Apple files $1 billion lawsuit against chip supplier Qualcomm
Apple Inc filed a $1 billion lawsuit against supplier Qualcomm Inc on Friday, days after the U.S. government accused the chip maker of resorting to anticompetitive tactics to maintain a monopoly over key semiconductors in mobile phones.
Qualcomm is a major supplier to both Apple and Samsung Electronics Co Ltd for "modem" chips that connect phones to wireless networks. The two companies together accounted for 40 percent of Qualcomm's $23.5 billion in revenue in its most recent fiscal year, informs Reuters.
In the lawsuit filed in U.S. District Court for the Southern District of California, Apple accused Qualcomm of overcharging for chips and refusing to pay some $1 billion in promised rebates. Apple said in its complaint that Qualcomm withheld the rebates because of Apple's discussions with South Korea's antitrust regulator, the Korea Fair Trade Commission.
"If that were not enough, Qualcomm then attempted to extort Apple into changing its responses and providing false information to the KFTC in exchange for Qualcomm's release of those payments to Apple. Apple refused," Apple said in its lawsuit.

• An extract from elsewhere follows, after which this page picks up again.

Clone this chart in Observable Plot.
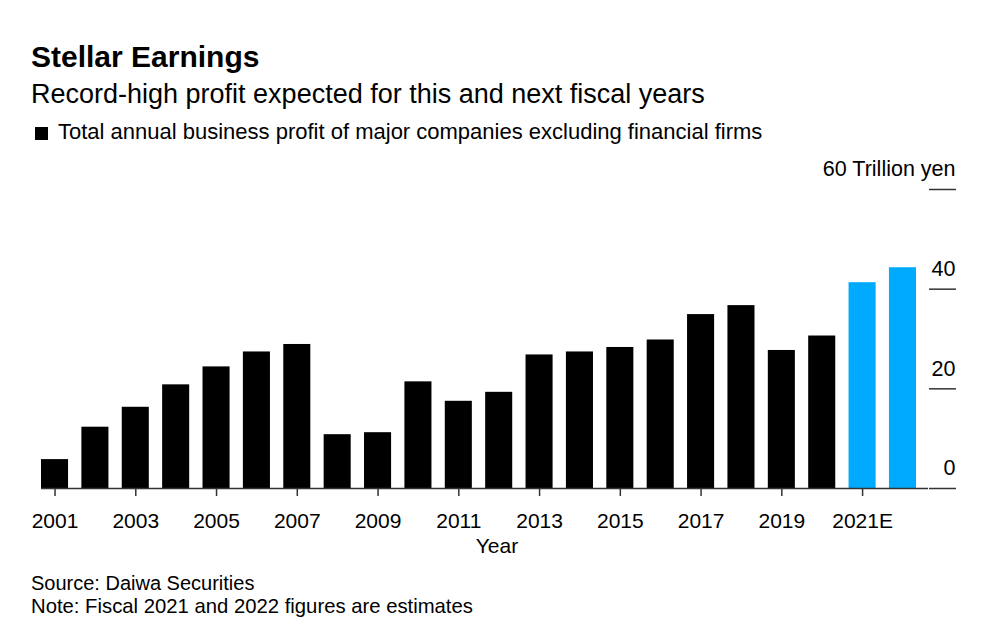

In a statement, Qualcomm General Counsel Don Rosenberg called Apple's claims "baseless."
Qualcomm's stock closed 2.4 percent lower at $62.88 on the news.
Qualcomm has patents for chips which include standard essential patents, a term used to describe technology that is required to be licensed broadly and on "reasonable" terms.
In its lawsuit, Apple accused Qualcomm of refusing to license the technology to other manufacturers to prevent them from making the chips. It also accused Qualcomm of selling chips while requiring Apple to pay a separate licensing fee for the same chips, in a "no license, no chip" policy.
In addition, Qualcomm pressured network carriers to not sell or support Apple devices made with Intel chipsets Apple said.
The KFTC fined Qualcomm $854 million in December for what it called unfair patent licensing practices.